# WORK REQUIRED:
Could you retype the lines below, starting at the line holding "Clone this diagram in SVG." and stopping at the line holding "going to buy</text>", inclusive? Copy them exactly and drop the images.

(Figure scripts)
- - -
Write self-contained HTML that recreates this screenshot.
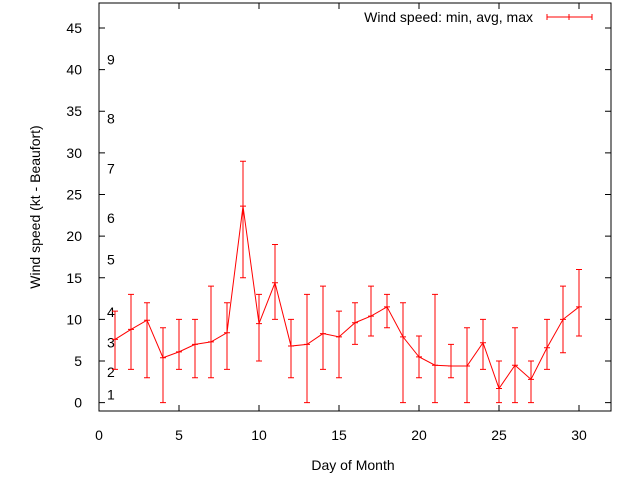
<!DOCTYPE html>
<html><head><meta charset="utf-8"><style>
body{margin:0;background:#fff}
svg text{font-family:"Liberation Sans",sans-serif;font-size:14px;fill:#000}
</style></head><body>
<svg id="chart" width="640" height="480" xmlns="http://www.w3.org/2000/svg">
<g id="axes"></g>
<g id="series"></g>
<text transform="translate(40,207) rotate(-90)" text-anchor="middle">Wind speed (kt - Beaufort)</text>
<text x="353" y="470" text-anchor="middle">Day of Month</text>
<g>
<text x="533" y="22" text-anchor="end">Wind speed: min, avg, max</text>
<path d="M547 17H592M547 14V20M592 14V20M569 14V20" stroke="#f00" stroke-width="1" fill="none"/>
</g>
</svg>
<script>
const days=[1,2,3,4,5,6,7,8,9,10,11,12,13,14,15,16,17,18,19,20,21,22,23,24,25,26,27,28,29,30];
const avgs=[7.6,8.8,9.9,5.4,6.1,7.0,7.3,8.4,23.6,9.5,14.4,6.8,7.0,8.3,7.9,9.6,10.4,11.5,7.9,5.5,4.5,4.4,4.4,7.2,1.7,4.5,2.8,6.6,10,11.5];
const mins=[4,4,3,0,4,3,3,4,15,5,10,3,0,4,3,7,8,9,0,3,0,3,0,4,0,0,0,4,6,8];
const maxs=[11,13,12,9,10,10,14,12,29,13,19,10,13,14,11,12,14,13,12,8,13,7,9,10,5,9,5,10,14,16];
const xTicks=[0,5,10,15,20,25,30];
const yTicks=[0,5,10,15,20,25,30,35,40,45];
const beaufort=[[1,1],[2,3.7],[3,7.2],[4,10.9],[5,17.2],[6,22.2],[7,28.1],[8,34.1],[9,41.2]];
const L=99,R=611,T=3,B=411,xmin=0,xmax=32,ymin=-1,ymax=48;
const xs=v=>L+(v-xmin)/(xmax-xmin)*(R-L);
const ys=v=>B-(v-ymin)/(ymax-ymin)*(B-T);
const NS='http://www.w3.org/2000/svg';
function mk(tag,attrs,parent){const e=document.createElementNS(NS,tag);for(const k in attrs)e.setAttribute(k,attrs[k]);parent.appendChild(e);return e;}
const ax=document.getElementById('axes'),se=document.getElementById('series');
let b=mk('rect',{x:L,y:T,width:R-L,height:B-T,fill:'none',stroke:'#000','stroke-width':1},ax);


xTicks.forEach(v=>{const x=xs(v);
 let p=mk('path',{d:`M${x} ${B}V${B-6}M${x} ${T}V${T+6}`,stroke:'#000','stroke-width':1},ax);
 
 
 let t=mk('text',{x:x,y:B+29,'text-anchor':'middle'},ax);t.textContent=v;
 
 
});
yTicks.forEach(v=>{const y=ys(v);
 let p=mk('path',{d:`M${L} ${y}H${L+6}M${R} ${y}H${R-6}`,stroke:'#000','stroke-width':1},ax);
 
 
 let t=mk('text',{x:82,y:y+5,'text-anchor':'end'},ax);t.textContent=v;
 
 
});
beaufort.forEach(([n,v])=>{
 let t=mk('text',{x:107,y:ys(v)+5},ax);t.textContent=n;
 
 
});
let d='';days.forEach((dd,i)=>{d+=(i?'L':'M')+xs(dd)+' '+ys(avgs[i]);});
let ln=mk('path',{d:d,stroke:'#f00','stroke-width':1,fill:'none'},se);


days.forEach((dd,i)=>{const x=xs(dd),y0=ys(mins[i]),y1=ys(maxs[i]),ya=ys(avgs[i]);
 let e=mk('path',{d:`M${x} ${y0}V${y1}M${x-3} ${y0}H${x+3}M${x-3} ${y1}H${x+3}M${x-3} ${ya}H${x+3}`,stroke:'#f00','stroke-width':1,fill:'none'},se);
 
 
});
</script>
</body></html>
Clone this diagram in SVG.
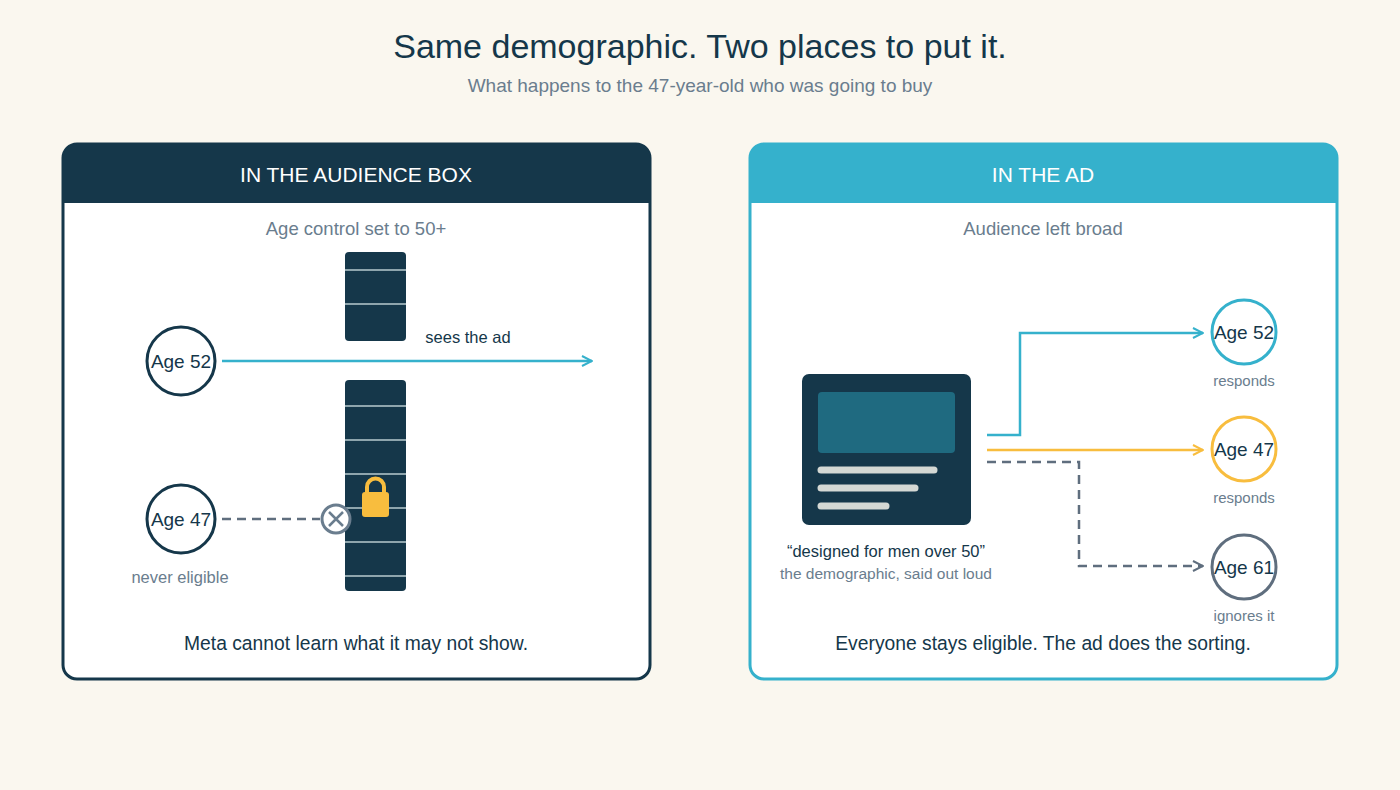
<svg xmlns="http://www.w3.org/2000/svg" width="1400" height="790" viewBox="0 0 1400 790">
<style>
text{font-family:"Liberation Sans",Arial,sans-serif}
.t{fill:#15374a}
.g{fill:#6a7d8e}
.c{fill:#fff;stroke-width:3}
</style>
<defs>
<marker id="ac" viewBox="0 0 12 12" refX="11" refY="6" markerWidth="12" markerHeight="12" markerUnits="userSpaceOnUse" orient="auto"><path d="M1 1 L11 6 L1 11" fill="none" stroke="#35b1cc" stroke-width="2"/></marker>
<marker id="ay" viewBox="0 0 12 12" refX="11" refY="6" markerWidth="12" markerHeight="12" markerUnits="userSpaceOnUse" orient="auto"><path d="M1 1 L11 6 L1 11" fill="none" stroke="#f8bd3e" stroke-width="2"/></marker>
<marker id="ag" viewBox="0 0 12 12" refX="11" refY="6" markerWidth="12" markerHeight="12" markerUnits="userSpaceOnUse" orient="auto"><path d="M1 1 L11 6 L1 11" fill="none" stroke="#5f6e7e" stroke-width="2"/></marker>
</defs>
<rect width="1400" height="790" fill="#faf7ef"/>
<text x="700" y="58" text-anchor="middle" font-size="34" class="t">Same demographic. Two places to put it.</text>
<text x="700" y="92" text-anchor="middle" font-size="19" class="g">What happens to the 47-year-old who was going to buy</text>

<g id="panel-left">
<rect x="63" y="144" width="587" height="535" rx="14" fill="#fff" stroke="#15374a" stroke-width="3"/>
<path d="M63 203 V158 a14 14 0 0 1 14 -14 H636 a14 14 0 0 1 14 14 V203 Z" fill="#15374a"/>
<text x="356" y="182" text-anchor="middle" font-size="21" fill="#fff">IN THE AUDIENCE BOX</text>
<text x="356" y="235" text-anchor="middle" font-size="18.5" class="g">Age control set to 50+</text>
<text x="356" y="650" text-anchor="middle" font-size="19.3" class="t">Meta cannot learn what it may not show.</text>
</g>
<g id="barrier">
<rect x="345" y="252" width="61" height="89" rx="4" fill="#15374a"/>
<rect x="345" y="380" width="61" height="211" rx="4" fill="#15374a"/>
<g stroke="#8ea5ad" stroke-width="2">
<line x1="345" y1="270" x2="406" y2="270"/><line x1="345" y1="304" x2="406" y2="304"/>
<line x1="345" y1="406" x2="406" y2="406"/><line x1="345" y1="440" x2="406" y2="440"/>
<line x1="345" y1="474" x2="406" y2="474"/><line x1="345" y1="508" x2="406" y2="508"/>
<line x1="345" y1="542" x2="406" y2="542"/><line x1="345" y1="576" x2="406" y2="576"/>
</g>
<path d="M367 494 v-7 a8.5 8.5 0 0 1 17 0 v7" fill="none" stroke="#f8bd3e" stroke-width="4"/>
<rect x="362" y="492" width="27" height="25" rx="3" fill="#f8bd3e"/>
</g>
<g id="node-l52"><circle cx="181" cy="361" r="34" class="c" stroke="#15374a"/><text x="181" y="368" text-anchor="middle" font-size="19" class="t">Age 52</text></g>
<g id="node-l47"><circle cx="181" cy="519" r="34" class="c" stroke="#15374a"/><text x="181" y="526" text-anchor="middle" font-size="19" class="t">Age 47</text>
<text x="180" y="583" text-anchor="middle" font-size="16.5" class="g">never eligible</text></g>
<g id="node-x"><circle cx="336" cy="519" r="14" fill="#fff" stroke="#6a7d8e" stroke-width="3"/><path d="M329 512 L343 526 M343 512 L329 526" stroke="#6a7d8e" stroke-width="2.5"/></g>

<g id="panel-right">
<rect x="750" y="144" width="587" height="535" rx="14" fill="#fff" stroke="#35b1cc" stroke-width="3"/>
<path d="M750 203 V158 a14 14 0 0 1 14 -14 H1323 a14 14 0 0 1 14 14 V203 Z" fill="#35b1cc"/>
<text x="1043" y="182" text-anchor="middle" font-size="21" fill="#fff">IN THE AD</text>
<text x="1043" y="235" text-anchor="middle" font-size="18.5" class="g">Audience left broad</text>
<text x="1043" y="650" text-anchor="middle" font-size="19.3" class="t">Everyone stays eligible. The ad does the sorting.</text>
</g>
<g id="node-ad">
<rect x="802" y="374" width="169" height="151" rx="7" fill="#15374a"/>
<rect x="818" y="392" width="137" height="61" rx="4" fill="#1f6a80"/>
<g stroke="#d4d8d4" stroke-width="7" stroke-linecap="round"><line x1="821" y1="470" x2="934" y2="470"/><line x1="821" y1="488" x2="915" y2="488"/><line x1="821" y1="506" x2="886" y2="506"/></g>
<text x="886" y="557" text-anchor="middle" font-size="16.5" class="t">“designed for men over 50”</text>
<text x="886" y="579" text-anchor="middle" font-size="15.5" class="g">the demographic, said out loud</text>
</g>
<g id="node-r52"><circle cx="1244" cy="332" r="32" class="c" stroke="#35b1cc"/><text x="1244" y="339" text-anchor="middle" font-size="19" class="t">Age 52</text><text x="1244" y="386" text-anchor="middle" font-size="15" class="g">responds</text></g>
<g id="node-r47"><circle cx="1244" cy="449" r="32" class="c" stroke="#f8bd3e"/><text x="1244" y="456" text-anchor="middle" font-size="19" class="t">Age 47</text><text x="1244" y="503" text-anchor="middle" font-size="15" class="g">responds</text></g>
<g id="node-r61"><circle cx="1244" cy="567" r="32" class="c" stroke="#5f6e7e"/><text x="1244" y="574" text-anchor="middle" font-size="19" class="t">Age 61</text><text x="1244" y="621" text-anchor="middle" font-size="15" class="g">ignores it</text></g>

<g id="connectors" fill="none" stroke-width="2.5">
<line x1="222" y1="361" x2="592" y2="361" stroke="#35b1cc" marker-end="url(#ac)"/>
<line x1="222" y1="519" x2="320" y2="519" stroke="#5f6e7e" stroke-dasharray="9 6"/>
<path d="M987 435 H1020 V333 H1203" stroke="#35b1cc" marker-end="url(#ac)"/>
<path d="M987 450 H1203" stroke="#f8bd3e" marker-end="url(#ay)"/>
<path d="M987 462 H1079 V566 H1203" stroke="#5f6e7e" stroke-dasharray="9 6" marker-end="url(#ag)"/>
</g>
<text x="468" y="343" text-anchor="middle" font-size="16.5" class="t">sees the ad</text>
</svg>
- - -
# RESULT FOR THIS TASK:
Clone this diagram in SVG.
<svg xmlns="http://www.w3.org/2000/svg" width="1400" height="790" viewBox="0 0 1400 790">
<style>
text{font-family:"Liberation Sans",Arial,sans-serif}
.t{fill:#15374a}
.g{fill:#6a7d8e}
.c{fill:#fff;stroke-width:3}
</style>
<defs>
<marker id="ac" viewBox="0 0 12 12" refX="11" refY="6" markerWidth="12" markerHeight="12" markerUnits="userSpaceOnUse" orient="auto"><path d="M1 1 L11 6 L1 11" fill="none" stroke="#35b1cc" stroke-width="2"/></marker>
<marker id="ay" viewBox="0 0 12 12" refX="11" refY="6" markerWidth="12" markerHeight="12" markerUnits="userSpaceOnUse" orient="auto"><path d="M1 1 L11 6 L1 11" fill="none" stroke="#f8bd3e" stroke-width="2"/></marker>
<marker id="ag" viewBox="0 0 12 12" refX="11" refY="6" markerWidth="12" markerHeight="12" markerUnits="userSpaceOnUse" orient="auto"><path d="M1 1 L11 6 L1 11" fill="none" stroke="#5f6e7e" stroke-width="2"/></marker>
</defs>
<rect width="1400" height="790" fill="#faf7ef"/>
<text x="700" y="58" text-anchor="middle" font-size="34" class="t">Same demographic. Two places to put it.</text>
<text x="700" y="92" text-anchor="middle" font-size="19" class="g">What happens to the 47-year-old who was going to buy</text>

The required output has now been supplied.